Do this »
Drop every picture. Then return, exactly, the lines from the beginning of the listing below through the one containing "from matplotlib.patches import Rectangle".

*** Provided records ***

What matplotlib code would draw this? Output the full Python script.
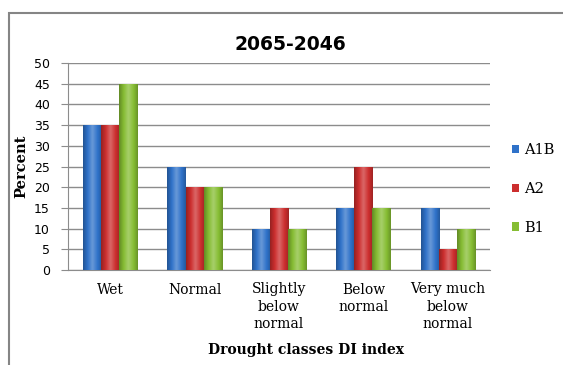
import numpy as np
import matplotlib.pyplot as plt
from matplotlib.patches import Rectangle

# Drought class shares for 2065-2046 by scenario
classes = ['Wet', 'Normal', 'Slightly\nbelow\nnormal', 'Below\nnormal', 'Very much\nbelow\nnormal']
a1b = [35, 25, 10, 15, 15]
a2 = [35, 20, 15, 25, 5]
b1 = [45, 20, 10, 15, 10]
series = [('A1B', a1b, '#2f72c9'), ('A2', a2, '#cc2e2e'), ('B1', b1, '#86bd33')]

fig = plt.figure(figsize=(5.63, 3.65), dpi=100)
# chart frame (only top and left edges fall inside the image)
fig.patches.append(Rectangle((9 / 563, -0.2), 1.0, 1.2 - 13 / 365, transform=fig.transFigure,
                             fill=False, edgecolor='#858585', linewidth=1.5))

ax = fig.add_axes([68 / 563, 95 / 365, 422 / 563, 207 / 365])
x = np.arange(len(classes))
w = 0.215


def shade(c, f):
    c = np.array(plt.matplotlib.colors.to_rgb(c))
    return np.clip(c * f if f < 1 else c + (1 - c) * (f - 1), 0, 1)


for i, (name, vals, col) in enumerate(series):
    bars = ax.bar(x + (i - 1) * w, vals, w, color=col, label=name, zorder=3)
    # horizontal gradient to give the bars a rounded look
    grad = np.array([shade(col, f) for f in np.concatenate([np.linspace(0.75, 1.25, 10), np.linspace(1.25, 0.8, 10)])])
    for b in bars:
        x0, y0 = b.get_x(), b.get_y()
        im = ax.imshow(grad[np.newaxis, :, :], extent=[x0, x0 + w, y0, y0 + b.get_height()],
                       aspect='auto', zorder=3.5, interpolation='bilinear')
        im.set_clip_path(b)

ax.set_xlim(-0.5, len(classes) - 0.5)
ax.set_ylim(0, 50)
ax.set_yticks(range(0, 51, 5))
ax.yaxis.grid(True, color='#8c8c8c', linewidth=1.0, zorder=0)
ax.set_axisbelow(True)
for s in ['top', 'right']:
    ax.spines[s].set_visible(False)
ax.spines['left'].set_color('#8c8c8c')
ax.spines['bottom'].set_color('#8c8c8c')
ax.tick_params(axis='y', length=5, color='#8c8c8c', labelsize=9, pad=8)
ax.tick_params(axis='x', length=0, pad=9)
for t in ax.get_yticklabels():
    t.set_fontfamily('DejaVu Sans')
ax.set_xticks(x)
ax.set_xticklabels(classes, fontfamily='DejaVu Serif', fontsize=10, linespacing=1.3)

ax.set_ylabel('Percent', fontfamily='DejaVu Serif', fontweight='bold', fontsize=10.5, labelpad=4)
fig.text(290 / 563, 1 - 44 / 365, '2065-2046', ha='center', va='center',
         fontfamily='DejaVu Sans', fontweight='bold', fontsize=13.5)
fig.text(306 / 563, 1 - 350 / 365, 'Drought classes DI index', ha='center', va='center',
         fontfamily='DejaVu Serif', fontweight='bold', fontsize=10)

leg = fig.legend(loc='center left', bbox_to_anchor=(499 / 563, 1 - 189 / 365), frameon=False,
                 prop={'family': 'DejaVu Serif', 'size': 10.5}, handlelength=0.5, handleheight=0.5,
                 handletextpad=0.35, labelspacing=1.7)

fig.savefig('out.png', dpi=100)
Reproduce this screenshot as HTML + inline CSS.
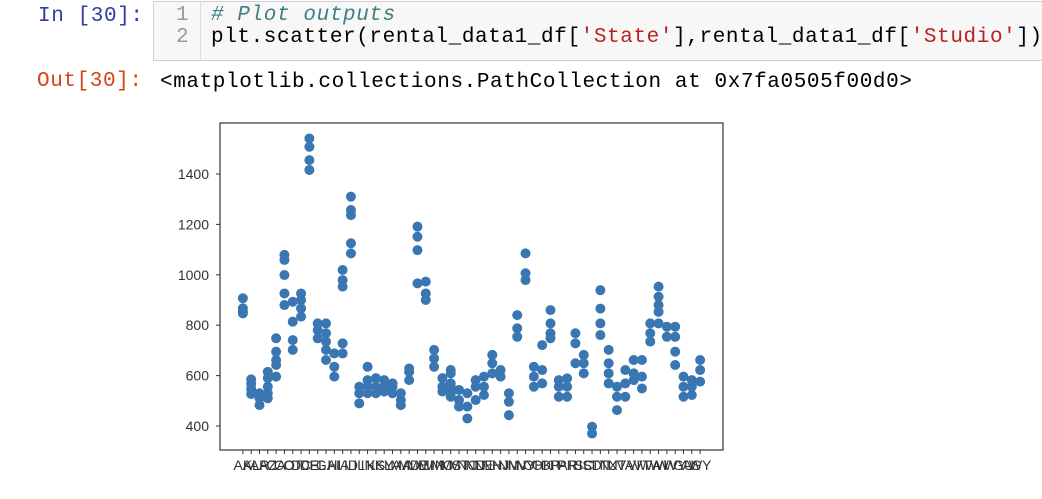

***

Answer for the task »
What matplotlib code would draw this? Output the full Python script.
import numpy as np
import matplotlib.pyplot as plt
from matplotlib.patches import Rectangle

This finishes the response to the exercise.